Turkey will take over the G20 presidency for 2015 following the G20 Leaders' Summit being held in the Australian city of Brisbane on Nov. 15-16. This summit will be of critical importance for Turkey, but it will also have strategic significance on a global scale. During the summit, developing countries in the eastern and southern parts of the world will seek ways to overcome the present economic and commercial status quo in such matters as growth, trading and energy sharing. It is important that the G20 will mainly address topics such as energy, global growth, economic improvement of countries and new rules of global trading; however, what is more important is whether the G20 will develop a holistic solution for all of these issues.
Turkey has much to do to help facilitate the gradual replacement of the G8 with the G20 and for the reconstruction of all top economic and political institutions of the current system in line with the common interests of the entirety of the world, rather than caring about the benefits of the G8 countries alone. I hope that this summit will be a starting point in this regard.
But, for this summit to be such a starting point, developing countries should introduce an alternative monetary and trading system to the current one, which was founded with the Bretton Woods Conference in 1944 and began collapsing in 1971 when former U.S. President Richard Nixon removed dollar's dependency on gold. The system was supported with the introduction of the euro in 2000, but it also failed to stop systematic collapse.
Today, the global economy, particularly the European economy, has not yet overcome the crisis that broke out in 2008. On the contrary, the risk of recession even started to threaten such dominant countries as Germany. The monetary system that was introduced after World War II does not have the dynamics that will meet the requirements of the global economy henceforward.
A new monetary system is inevitable. Bretton Woods was not an agreement but an imposition inflicted by the U.S. At the Bretton Woods Conference, American economist Harry Dexter White's plan was agreed on versus that of his British counterpart John Maynard Keynes in order to reconstruct the capitalist system.
The White Plan put forward a fixed exchange rate system based on dollar, which ensured the convertibility of the dollar to gold and would be run by the International Monetary Fund (IMF) and World Bank.
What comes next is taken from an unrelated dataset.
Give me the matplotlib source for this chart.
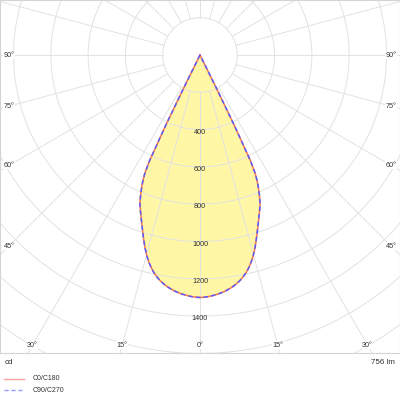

This, beyond any doubt, was the U.S.'s economic hegemony in action. The White Plan implicitly accepted that only countries that had deficit in their foreign payments should adjust the rate of exchange. In other words, the plan did not foresee that the U.S. would have an external deficit. For many years, the IMF functioned as a supervisory authority that made countries with external deficit devalue their money at certain rates to close this deficit, in accordance to the White Plan. In this respect, the IMF's orthodox prescriptions' starting point is always assimilation of local prices and international prices.
As for the Keynes Plan, it suggested establishing a clearing union that would act as a kind of global central bank. The commercial transactions of this system would be based on a new global currency called the bancor that would also be dependent on gold.
The monetary system that was introduced in 1944 is one of the mainsprings of the current crisis. Today, developing countries should conduct their commercial transactions with their own currency and establish new customs unions based on it rather than relying on a dollar-driven system. China's investment plans as a part of the New Silk Road that was announced at the recent Asia-Pacific Economic Cooperation (APEC) Summit showed us that the direction of capital and commodity flow is shifting from the west to the east. Now, the target should be reaching a new monetary and trading system, which is based on G20 consensus. This consensus will lead to a new trading network and will make its legal superstructure transparent.
Investments that will be made in new energy lines and commercial transits under the leadership of such countries as China and Turkey in the next decade will re-determine borders and economies. These investments are poised to connect the continental markets of Asia and Europe independently from borders of the nation-states. Russia, China, India, Iran and Turkey are the key countries of this integration.
The importance of Turkey is also increasing within the context of EU membership. It is a very proper strategy for Turkey to insist on EU membership, despite the current crisis and disarray that the EU experiences. This makes Turkey a country that has the potential for changing both its east and west.
It goes without saying that the Transatlantic Trade and Investment Partnership (TTIP) will only be possible with middle and southern commercial transits that will connect Europe and Asia-Pacific passing through Turkey. The Trans-Pacific Partnership (TTP) will conclusively be established when a railway line, which can also be defined as Middle Corridor starting from South Korea and passing through China, Kyrgyzstan, Uzbekistan, the Caspian Sea, Azerbaijan, Georgia and reaching Europe via Turkey, is completed. Moreover, the fact that this line will coincide with southern road in Iran and Turkey is indicative of a new period. This great integration is the only way for Europe. For all these reasons, the critical role of Turkey, which will host the G20 and B20 summits in 2015 as a part of the G20 presidency, is never coincidental.